Trivia: For hams I figure a day-and-a-half per pound. For a corned shoulder I figure half of that, and then I freeze them.
Smoking the bacon
I like a light smoke, if any. I use salt pork for a number of things in addition to making fried bacon strips. These include seasoning beans, chili, and stews, and for these I prefer cured pork that hasn’t been smoke. I even like the breakfast bacon to have a very mild smoke; every one I’ve ever bought was too smoky for my taste. So for me, smoking my own salt pork is the way to go.
Keep it very simple. I have an old block well house on the property, and I stripped out the equipment to make room for smoking. To hang the meat, I drove nails in the rafters.

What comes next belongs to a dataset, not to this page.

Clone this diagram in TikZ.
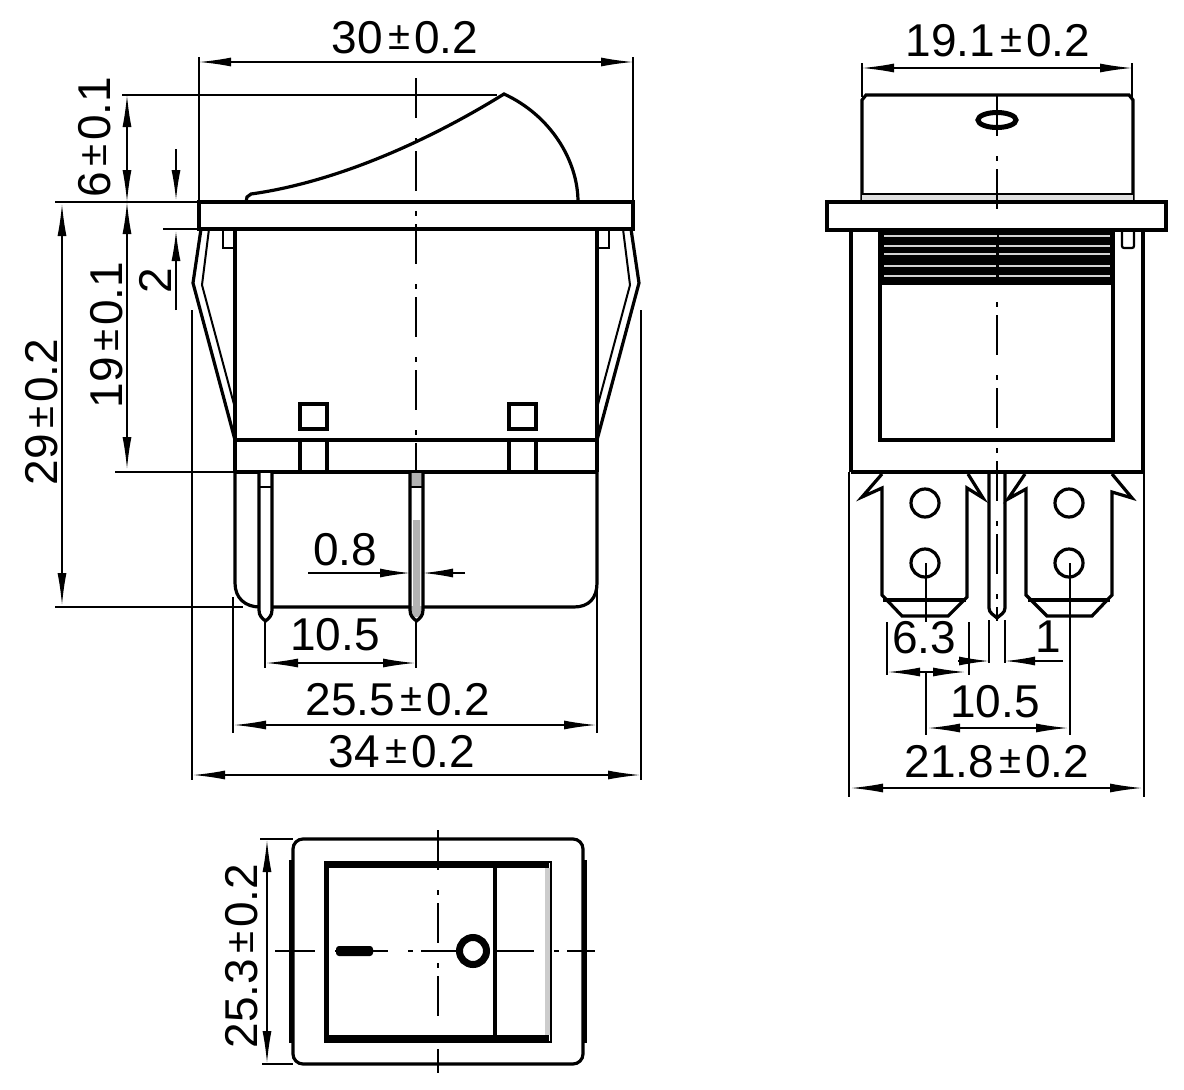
\documentclass[tikz,border=0pt]{standalone}
\usepackage{fontspec}
\setmainfont{Liberation Sans}
\usetikzlibrary{arrows.meta}
\newcommand{\plm}{\kern5pt\raisebox{4pt}{\fontsize{40}{40}\selectfont ±}\kern4pt}
\tikzset{
  outline/.style={line width=3.2pt,line join=miter},
  thin line/.style={line width=1.4pt},
  axis/.style={line width=1.5pt,dash pattern=on 40pt off 20pt on 5pt off 8pt},
  dim/.style={line width=1.4pt,{Latex[length=32pt,width=9pt]}-{Latex[length=32pt,width=9pt]}},
  lead/.style={line width=1.4pt,-{Latex[length=30pt,width=9pt]}},
  size/.style={font=\fontsize{46}{46}\selectfont,inner sep=0pt,anchor=base},
  upsize/.style={size,rotate=90}
}
\begin{document}
\begin{tikzpicture}[x=1pt,y=-1pt]
      \useasboundingbox (0,0) rectangle (1184,1090);
      % front view
      \draw[outline] (199,202) rectangle (633,229);
      \draw[outline] (246,202) -- (247,197) -- (251,194) .. controls (330,183) and (420,146) .. (504,94)
        .. controls (550,115) and (578,160) .. (578,202);
      \draw[outline] (235,229) -- (235,472) (597,229) -- (597,472);
      \draw[outline] (235,440) -- (597,440) (235,472) -- (597,472);
      \draw[outline,line width=2.2pt] (223,229) -- (223,248) -- (235,248) (609,229) -- (609,248) -- (597,248);
      \foreach \sx in {300,509} {
        \draw[outline] (\sx,404) rectangle ++(27,25);
        \draw[outline] (\sx,440) -- (\sx,472) (\sx+27,440) -- (\sx+27,472);
      }
      % side clips
      \draw[outline] (201,229) -- (193,283) -- (235,440) (631,229) -- (639,283) -- (597,440);
      \draw[outline,line width=2pt] (209,229) -- (202,285) -- (235,408) (623,229) -- (630,285) -- (597,408);
      % lower body
      \draw[outline] (235,472) -- (235,583) .. controls (235,598) and (245,607) .. (260,607) -- (574,607)
        .. controls (589,607) and (597,598) .. (597,583) -- (597,472);
      % pins
      \fill[white] (259,473) rectangle (271,620);
      \fill[white] (410,473) rectangle (423,620);
      \fill[gray!60] (411,473) rectangle (422,486) (413,520) rectangle (420,606) (411,606) rectangle (422,617);
      \foreach \px in {259,410} {
        \draw[outline] (\px,473) -- (\px,610) .. controls (\px,616) and (\px+3,618) .. (\px+6.5,621)
          .. controls (\px+10,618) and (\px+13,616) .. (\px+13,610) -- (\px+13,473);
        \draw[outline,line width=1.8pt] (\px,487) -- (\px+13,487);
      }
      \draw[axis] (416,78) -- (416,472);
      % front view dimensions
      \coordinate (wl) at (199,62); \coordinate (wr) at (633,62);
      \draw[thin line] (199,57) -- (199,202) (633,57) -- (633,202);
      \path[dim] (wl) edge (wr);
      \node[size] (wt) at (405,53) {30\plm0.2};
      \draw[thin line] (122,95) -- (497,95) (55,202) -- (199,202) (163,229) -- (199,229)
        (115,472) -- (235,472) (55,607) -- (243,607);
      \coordinate (ra) at (127,95); \coordinate (rb) at (127,202); \coordinate (rc) at (127,469);
      \path[dim] (ra) edge (rb);
      \path[dim] (rb) edge (rc);
      \node[upsize] (rt) at (110,137) {6\plm0.1};
      \node[upsize] (bt) at (122,335) {19\plm0.1};
      \coordinate (ta) at (62,204); \coordinate (tb) at (62,605);
      \path[dim] (ta) edge (tb);
      \node[upsize] (tt) at (57,412) {29\plm0.2};
      \coordinate (fa) at (176,149); \coordinate (fb) at (176,200);
      \coordinate (fc) at (176,310); \coordinate (fd) at (176,231);
      \path[lead] (fa) edge (fb);
      \path[lead] (fc) edge (fd);
      \node[upsize] (ft) at (171,281) {2};
      \draw[thin line] (192,310) -- (192,780) (641,310) -- (641,780);
      \coordinate (ol) at (193,775); \coordinate (or) at (640,775);
      \path[dim] (ol) edge (or);
      \node[size] (ot) at (402,767) {34\plm0.2};
      \draw[thin line] (233,597) -- (233,733) (597,590) -- (597,733);
      \coordinate (hl) at (234,725); \coordinate (hr) at (596,725);
      \path[dim] (hl) edge (hr);
      \node[size] (ht) at (398,715) {25.5\plm0.2};
      \draw[thin line] (265,620) -- (265,668) (416,620) -- (416,668);
      \coordinate (pl) at (266,663); \coordinate (pr) at (415,663);
      \path[dim] (pl) edge (pr);
      \node[size] (pt) at (335,650) {10.5};
      \coordinate (el) at (308,573); \coordinate (em) at (410,573);
      \coordinate (en) at (423,573); \coordinate (er) at (465,573);
      \path[lead] (el) edge (em);
      \path[lead] (er) edge (en);
      \node[size] (et) at (345,565) {0.8};
      % side view
      \draw[outline] (862,202) -- (862,100) -- (866,95) -- (1129,95) -- (1133,100) -- (1133,202);
      \fill[gray!25] (862,194) rectangle (1133,202);
      \draw[outline,line width=2.2pt] (862,194) -- (1133,194);
      \draw[outline] (827,202) rectangle (1166,230);
      \draw[outline] (851,230) -- (851,472) (1143,230) -- (1143,472) (851,472) -- (1143,472);
      \draw[outline] (880,230) -- (880,440) -- (1113,440) -- (1113,230);
      \fill (880,230) rectangle (1113,285);
      \foreach \hy/\hw in {236/2.5,246/1.5,254/1.2,266/2,276/1.5} {
        \draw[gray!35,line width=\hw pt] (884,\hy) -- (1110,\hy);
      }
      \draw[line width=2.2pt] (998,232) -- (998,284);
      \draw[outline,line width=2.2pt,rounded corners=2pt] (1122,230) -- (1122,248) -- (1134,248) -- (1134,230);
      \draw[line width=5pt] (997,120) ellipse (19pt and 7.5pt);
      \coordinate (cl) at (862,68); \coordinate (cr) at (1132,68);
      \draw[thin line] (862,63) -- (862,97) (1132,63) -- (1132,97);
      \path[dim] (cl) edge (cr);
      \node[size] (ct) at (998,56) {19.1\plm0.2};
      % blades
      \draw[outline] (882,474) -- (862,497) -- (882,488) -- (882,595) -- (902,616) -- (948,616)
        -- (967,597) -- (967,488) -- (983,498) -- (968,474);
      \draw[outline] (1025,474) -- (1008,499) -- (1026,489) -- (1026,595) -- (1047,616) -- (1092,616)
        -- (1112,595) -- (1112,492) -- (1132,498) -- (1112,474);
      \draw[outline] (883,600) -- (966,600) (1028,600) -- (1110,600);
      \foreach \bx in {925,1069} {
        \draw[outline] (\bx,503) circle (14pt);
        \draw[outline] (\bx,563) circle (14pt);
      }
      \draw[outline] (989,473) -- (989,608) .. controls (989,613) and (994,615) .. (997,618)
        .. controls (1000,615) and (1005,613) .. (1005,608) -- (1005,473);
      \draw[axis] (997,96) -- (997,621);
      % side view dimensions
      \draw[thin line] (887,622) -- (887,675) (969,622) -- (969,675);
      \coordinate (sl) at (888,672); \coordinate (sr) at (965,672);
      \path[dim] (sl) edge (sr);
      \node[size] (st) at (924,653) {6.3};
      \draw[thin line] (989,620) -- (989,663) (1005,620) -- (1005,663);
      \coordinate (nl) at (958,661); \coordinate (nm) at (989,661);
      \coordinate (nn) at (1005,661); \coordinate (nr) at (1063,661);
      \path[lead] (nl) edge (nm);
      \path[lead] (nr) edge (nn);
      \node[size] (nt) at (1048,652) {1};
      \draw[thin line] (926,563) -- (926,622) (926,672) -- (926,735) (1070,563) -- (1070,735);
      \coordinate (dl) at (928,728); \coordinate (dr) at (1068,728);
      \path[dim] (dl) edge (dr);
      \node[size] (dt) at (995,717) {10.5};
      \draw[thin line] (849,472) -- (849,797) (1144,472) -- (1144,797);
      \coordinate (al) at (851,788); \coordinate (ar) at (1142,788);
      \path[dim] (al) edge (ar);
      \node[size] (at) at (997,777) {21.8\plm0.2};
      % top view
      \draw[outline,rounded corners=10pt] (293,839) rectangle (583,1064);
      \draw[line width=4.5pt] (291.5,860) -- (291.5,1043) (584.5,860) -- (584.5,1043);
      \fill (325,862) rectangle (549,1042);
      \fill[white] (329,868) rectangle (545,1035);
      \fill[gray!40] (545,868) rectangle (551,1035);
      \draw[outline,line width=2pt] (325,862) rectangle (551,1042);
      \draw[outline] (495,862) -- (495,1042);
      \draw[axis] (275,951) -- (595,951);
      \draw[axis] (438,830) -- (438,1073);
      \fill[rounded corners=3pt] (336,946) rectangle (373,956);
      \draw[line width=7pt,fill=white] (473,951) circle (13.5pt);
      \coordinate (ua) at (267,840); \coordinate (ub) at (267,1063);
      \draw[thin line] (260,839) -- (293,839) (262,1064) -- (293,1064);
      \path[dim] (ua) edge (ub);
      \node[upsize] (ut) at (257,956) {25.3\plm0.2};
\end{tikzpicture}
\end{document}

The smoke is provided quite simply by building a small fire on the floor, building up a small bed of coals, and slowly feeding green aromatic smokewoods to the fire.
This is a cold-smoke process; it will not cook the meat. In fact, when I started this we were hit with the coldest weather of the season and the temperature in the smokehouse never exceeded about 50 degrees.
Ideally, you should keep the smoke going constantly and get it over with, but if it goes out, just restart it. For a light smoke like mine, give it about 10-20 hours of smoke, depending how thick a smoke you’re able to contain in the smokehouse.
Woods for smoking meat
The following woods are all acceptable choices:
- Fruit woods such as apple, cherry, pear, and crabapple are my favorite choices. I’ve never tried citrus.
- Oak is a tolerable choice, but it can be very tannic and impart an acrid taste. I used oak as the fire base and it turned out fine, but again, I did a light smoke. If you prefer a richer smoke you would have doubled the smoke time that I used, and it might have turned out harsh.
Woods to avoid when smoking meat
I’m sure there are many others you should avoid, but these are some that I know are especially nasty:
- All conifers
- Crape Myrtle
What to expect
It’s easy to check the meat — use the nose. Just take a piece off the nail and smell it. You should do this outside the smokehouse, though, so you’re sure to smell the smokiness of the meat itself, and not of the environment.
This takes practice, but it’s a valuable survival skill. It’s the kind of thing that can greatly improve your quality of life in the Zombie Apocalypse.